─── DATA ENTRIES ───
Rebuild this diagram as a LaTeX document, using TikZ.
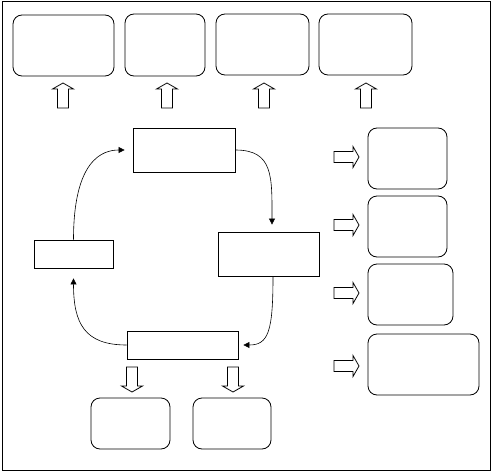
\documentclass[tikz,border=0pt]{standalone}
\usetikzlibrary{arrows.meta,calc}
\begin{document}
\begin{tikzpicture}[x=1pt,y=-1pt,line width=0.8pt,
  rbox/.style={draw,rounded corners=9pt,inner sep=0pt},
  sbox/.style={draw,inner sep=0pt},
  conn/.style={line width=0.6pt,-{Triangle[length=6pt,width=6pt]}},
  blkarrow/.style={draw,line width=0.8pt},
  blk/.pic={\draw[blkarrow] (-5.5,0) -- (-5.5,-19) -- (-10.5,-19) -- (0,-25) -- (10.5,-19) -- (5.5,-19) -- (5.5,0) -- cycle;}]
\useasboundingbox (0,0) rectangle (493,471);
\draw (2,1) rectangle (490,470);
% top boxes
\node[rbox,minimum width=101pt,minimum height=61pt] (T1) at (63.5,45.5) {};
\node[rbox,minimum width=80pt,minimum height=62pt] (T2) at (165,45) {};
\node[rbox,minimum width=93pt,minimum height=61pt] (T3) at (262.5,44.5) {};
\node[rbox,minimum width=93pt,minimum height=61pt] (T4) at (365.5,44.5) {};
% up arrows
\pic at (63,108) {blk};
\pic at (167,108) {blk};
\pic at (264,108) {blk};
\pic at (366,108) {blk};
% cycle boxes
\node[sbox,minimum width=102pt,minimum height=44pt] (C1) at (184,150) {};
\node[sbox,minimum width=101pt,minimum height=44pt] (C2) at (268.5,254) {};
\node[sbox,minimum width=111pt,minimum height=28pt] (C3) at (182.5,345) {};
\node[sbox,minimum width=79pt,minimum height=28pt] (C4) at (73.5,254) {};
% cycle connectors
\draw[conn,shorten >=8pt] (C4.north) .. controls +(0,-80) and +(-30,0) .. (C1.west);
\draw[conn,shorten >=7pt] (C1.east) .. controls +(38,0) and +(0,-55) .. ($(C2.north)+(3.5,0)$);
\draw[conn,shorten >=5pt] ($(C2.south)+(4.5,0)$) .. controls +(0,55) and +(30,0) .. (C3.east);
\draw[conn,shorten >=10pt] (C3.west) .. controls +(-42,0) and +(0,55) .. (C4.south);
% right arrows
\pic[rotate=-90] at (334,157) {blk};
\pic[rotate=-90] at (334,225) {blk};
\pic[rotate=-90] at (334,293) {blk};
\pic[rotate=-90] at (334,366) {blk};
% right boxes
\node[rbox,minimum width=79pt,minimum height=61pt] (R1) at (407.5,158.5) {};
\node[rbox,minimum width=79pt,minimum height=61pt] (R2) at (407.5,226.5) {};
\node[rbox,minimum width=85pt,minimum height=61pt] (R3) at (410.5,294.5) {};
\node[rbox,minimum width=111pt,minimum height=61pt] (R4) at (423.5,364.5) {};
% down arrows
\pic[rotate=180] at (132,367) {blk};
\pic[rotate=180] at (233,367) {blk};
% bottom boxes
\node[rbox,minimum width=79pt,minimum height=51pt] (B1) at (130.5,423.5) {};
\node[rbox,minimum width=78pt,minimum height=51pt] (B2) at (232,423.5) {};
\end{tikzpicture}
\end{document}
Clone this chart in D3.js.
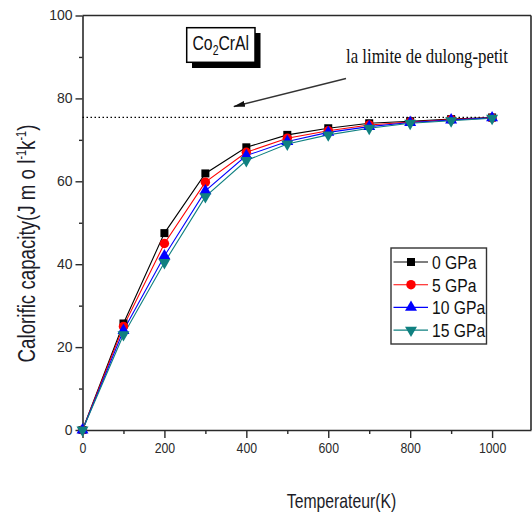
<!DOCTYPE html>
<html>
<head>
<meta charset="utf-8">
<script src="https://cdn.jsdelivr.net/npm/d3@7"></script>
<style>
  html, body { margin: 0; padding: 0; background: #fff; }
  svg { display: block; }
  text { font-family: "Liberation Sans", Arial, sans-serif; }
  text.serif { font-family: "Liberation Serif", "Times New Roman", serif; }
</style>
</head>
<body>
<svg id="chart" width="532" height="514"></svg>
<script>
// Temperature grid (K)
const temperatures = [0, 100, 200, 300, 400, 500, 600, 700, 800, 900, 1000];

// Heat capacity Cv (J mol-1 K-1) at each pressure
const cv0GPa  = [0, 25.7, 47.5, 61.9, 68.2, 71.2, 72.8, 74.0, 74.5, 75.0, 75.4];
const cv5GPa  = [0, 25.0, 45.0, 59.8, 67.0, 70.4, 72.2, 73.6, 74.3, 74.9, 75.3];
const cv10GPa = [0, 24.0, 42.0, 57.7, 66.2, 69.6, 71.8, 73.2, 74.2, 74.8, 75.3];
const cv15GPa = [0, 23.0, 40.4, 56.3, 65.0, 69.0, 71.2, 72.8, 74.0, 74.6, 75.2];

const seriesLabels = ["0 GPa", "5 GPa", "10 GPa", "15 GPa"];
const seriesColors = ["#000000", "#ff0000", "#0000ff", "#0f8080"];
const seriesSymbols = [d3.symbolSquare, d3.symbolCircle, d3.symbolTriangle, "down"];

// Dulong-Petit limit
const dulongPetit = 75.4;

const xMajorTicks = [0, 200, 400, 600, 800, 1000];
const xMinorTicks = [100, 300, 500, 700, 900];
const yMajorTicks = [0, 20, 40, 60, 80, 100];
const yMinorTicks = [10, 30, 50, 70, 90];

const svg = d3.select("#chart");
const plotLeft = 82.5, plotRight = 531, plotTop = 15.5, plotBottom = 430;

const x = d3.scaleLinear().domain([0, 1095]).range([plotLeft, plotRight]);
const y = d3.scaleLinear().domain([0, 100]).range([plotBottom, plotTop]);

// narrow the glyph advance of a plain text element
function squeeze(sel, f) {
  sel.each(function () {
    const w = this.getComputedTextLength();
    this.setAttribute("textLength", w * f);
    this.setAttribute("lengthAdjust", "spacingAndGlyphs");
  });
}

const axisColor = "#2a2a2a";
const labelColor = "#2b2b2b";

// frame: top and right edges
svg.append("line").attr("x1", plotLeft).attr("x2", plotRight).attr("y1", plotTop).attr("y2", plotTop)
  .attr("stroke", axisColor).attr("stroke-width", 1.6);
svg.append("line").attr("x1", plotRight).attr("x2", plotRight).attr("y1", plotTop).attr("y2", plotBottom)
  .attr("stroke", axisColor).attr("stroke-width", 1.6);

// x axis
const gx = svg.append("g").attr("transform", `translate(0,${plotBottom})`);
gx.call(d3.axisBottom(x).tickValues(xMajorTicks).tickSize(8).tickSizeOuter(0).tickFormat(d3.format("d")));
gx.append("g").call(d3.axisBottom(x).tickValues(xMinorTicks).tickSize(4).tickSizeOuter(0).tickFormat(""))
  .select(".domain").remove();
gx.selectAll(".domain").attr("stroke", axisColor).attr("stroke-width", 1.6);
gx.selectAll(".tick line").attr("stroke", axisColor).attr("stroke-width", 1.4);
gx.selectAll(".tick text").attr("font-size", 14).attr("fill", labelColor)
  .attr("y", 13).attr("dy", "0.71em").call(squeeze, 0.88);

// y axis
const gy = svg.append("g").attr("transform", `translate(${plotLeft},0)`);
gy.call(d3.axisLeft(y).tickValues(yMajorTicks).tickSize(7).tickSizeOuter(0).tickFormat(d3.format("d")));
gy.append("g").call(d3.axisLeft(y).tickValues(yMinorTicks).tickSize(3.5).tickSizeOuter(0).tickFormat(""))
  .select(".domain").remove();
gy.selectAll(".domain").attr("stroke", axisColor).attr("stroke-width", 1.6);
gy.selectAll(".tick line").attr("stroke", axisColor).attr("stroke-width", 1.4);
gy.selectAll(".tick text").attr("font-size", 14).attr("fill", labelColor).attr("x", -10);

// axis titles
svg.append("text").attr("x", 341.5).attr("y", 508).attr("text-anchor", "middle")
  .attr("font-size", 21).attr("fill", "#1c1c28").text("Temperateur(K)").call(squeeze, 0.75);

const yTitle = svg.append("g").attr("transform", "translate(34.5,243.5) rotate(-90) scale(0.78,1)")
  .append("text").attr("text-anchor", "middle").attr("font-size", 24).attr("fill", "#1c1c28");
yTitle.append("tspan").text("Calorific capacity(J m o l");
yTitle.append("tspan").attr("font-size", 14).attr("dy", -9).text("-1");
yTitle.append("tspan").attr("dy", 9).text("k");
yTitle.append("tspan").attr("font-size", 14).attr("dy", -9).text("-1");
yTitle.append("tspan").attr("dy", 9).text(")");

// Dulong-Petit dotted limit
svg.append("line")
  .attr("x1", x(0)).attr("x2", x(1000)).attr("y1", y(dulongPetit)).attr("y2", y(dulongPetit))
  .attr("stroke", "#000").attr("stroke-width", 1.3).attr("stroke-dasharray", "1.5,2.5");

// annotation text and arrow
const note = svg.append("g").attr("transform", "translate(346,63)");
const noteText = note.append("text").attr("class", "serif")
  .attr("font-size", 21).attr("fill", "#111").text("la limite de dulong-petit");
const noteWidth = noteText.node().getComputedTextLength();
note.attr("transform", `translate(346,63) scale(${162 / noteWidth},1)`);

svg.append("defs").append("marker")
  .attr("id", "arrowhead").attr("viewBox", "0 0 12 6").attr("refX", 11).attr("refY", 3)
  .attr("markerWidth", 12).attr("markerHeight", 6).attr("markerUnits", "userSpaceOnUse")
  .attr("orient", "auto")
  .append("path").attr("d", "M0,0 L12,3 L0,6 Z").attr("fill", "#111");
svg.append("line").attr("x1", 346).attr("y1", 78.5).attr("x2", 234).attr("y2", 106.5)
  .attr("stroke", "#333").attr("stroke-width", 1.3).attr("marker-end", "url(#arrowhead)");

// compound label with drop shadow
svg.append("rect").attr("x", 192).attr("y", 33).attr("width", 68.5).attr("height", 35).attr("fill", "#000");
svg.append("rect").attr("x", 186.7).attr("y", 27.7).attr("width", 68.3).attr("height", 34.6)
  .attr("fill", "#fff").attr("stroke", "#000").attr("stroke-width", 1.5);
const comp = svg.append("g").attr("transform", "translate(192.5,49.5) scale(0.75,1)")
  .append("text").attr("font-size", 21).attr("fill", "#111");
comp.append("tspan").text("Co");
comp.append("tspan").attr("font-size", 14).attr("dy", 5).text("2");
comp.append("tspan").attr("dy", -5).text("CrAl");

// series
const seriesData = [cv0GPa, cv5GPa, cv10GPa, cv15GPa];
const line = d3.line().x((d, i) => x(temperatures[i])).y(d => y(d));

function markerPath(sym, size) {
  if (sym === "down") return d3.symbol(d3.symbolTriangle, size)();
  return d3.symbol(sym, size)();
}
function markerTransform(sym, cx, cy) {
  return sym === "down" ? `translate(${cx},${cy}) rotate(180)` : `translate(${cx},${cy})`;
}
const markerSizes = [64, 70, 62, 62];

seriesData.forEach((vals, s) => {
  svg.append("path").datum(vals).attr("d", line)
    .attr("fill", "none").attr("stroke", seriesColors[s]).attr("stroke-width", 1.1);
});
seriesData.forEach((vals, s) => {
  svg.append("g").selectAll("path").data(vals).join("path")
    .attr("d", markerPath(seriesSymbols[s], markerSizes[s]))
    .attr("transform", (d, i) => markerTransform(seriesSymbols[s], x(temperatures[i]), y(d)))
    .attr("fill", seriesColors[s]);
});

// legend
const legend = svg.append("g");
legend.append("rect").attr("x", 391).attr("y", 248).attr("width", 95.5).attr("height", 96)
  .attr("fill", "#fff").attr("stroke", "#333").attr("stroke-width", 1.4);
seriesLabels.forEach((lab, s) => {
  const cy = 262 + s * 22.7;
  legend.append("line").attr("x1", 393.5).attr("x2", 428).attr("y1", cy).attr("y2", cy)
    .attr("stroke", seriesColors[s]).attr("stroke-width", 1.1);
  legend.append("path").attr("d", markerPath(seriesSymbols[s], markerSizes[s]))
    .attr("transform", markerTransform(seriesSymbols[s], 411, cy)).attr("fill", seriesColors[s]);
  legend.append("text").attr("x", 432).attr("y", cy + 6.8).attr("font-size", 18.5)
    .attr("fill", "#111").text(lab).call(squeeze, 0.85);
});
</script>
</body>
</html>
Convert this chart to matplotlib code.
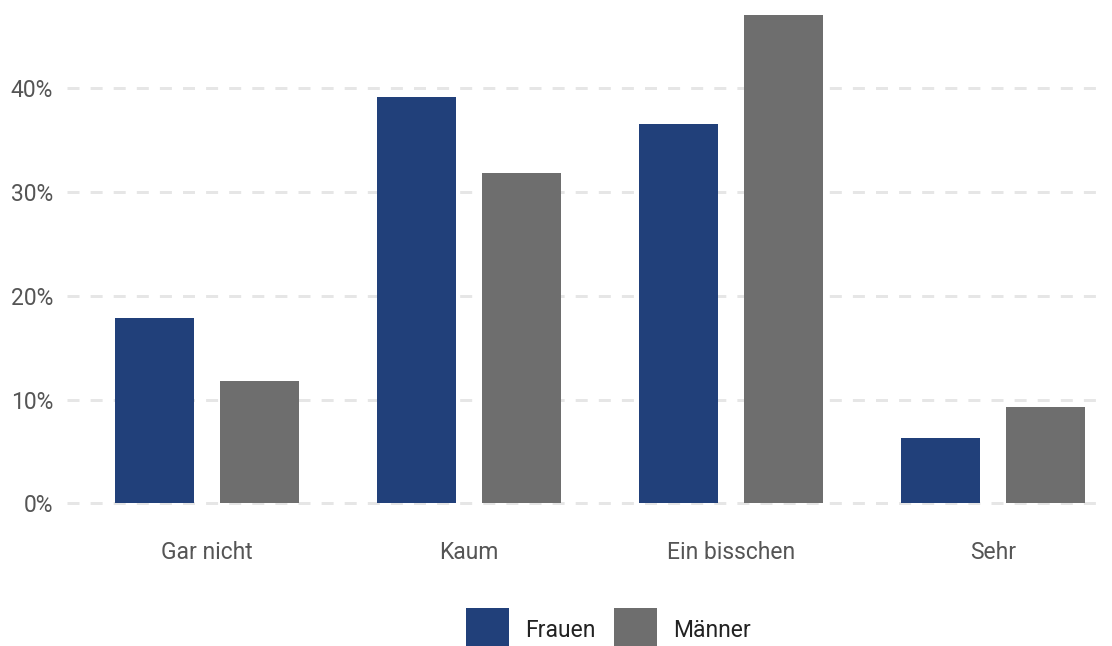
───
*YOUR GOAL*
Show every line from the entries above in which "chart" appears.

*FULL ANSWER*
Clone this chart in D3.js.
<svg id="chart" width="532" height="514"></svg>
const svg = d3.select("#chart");
Convert this chart to matplotlib code.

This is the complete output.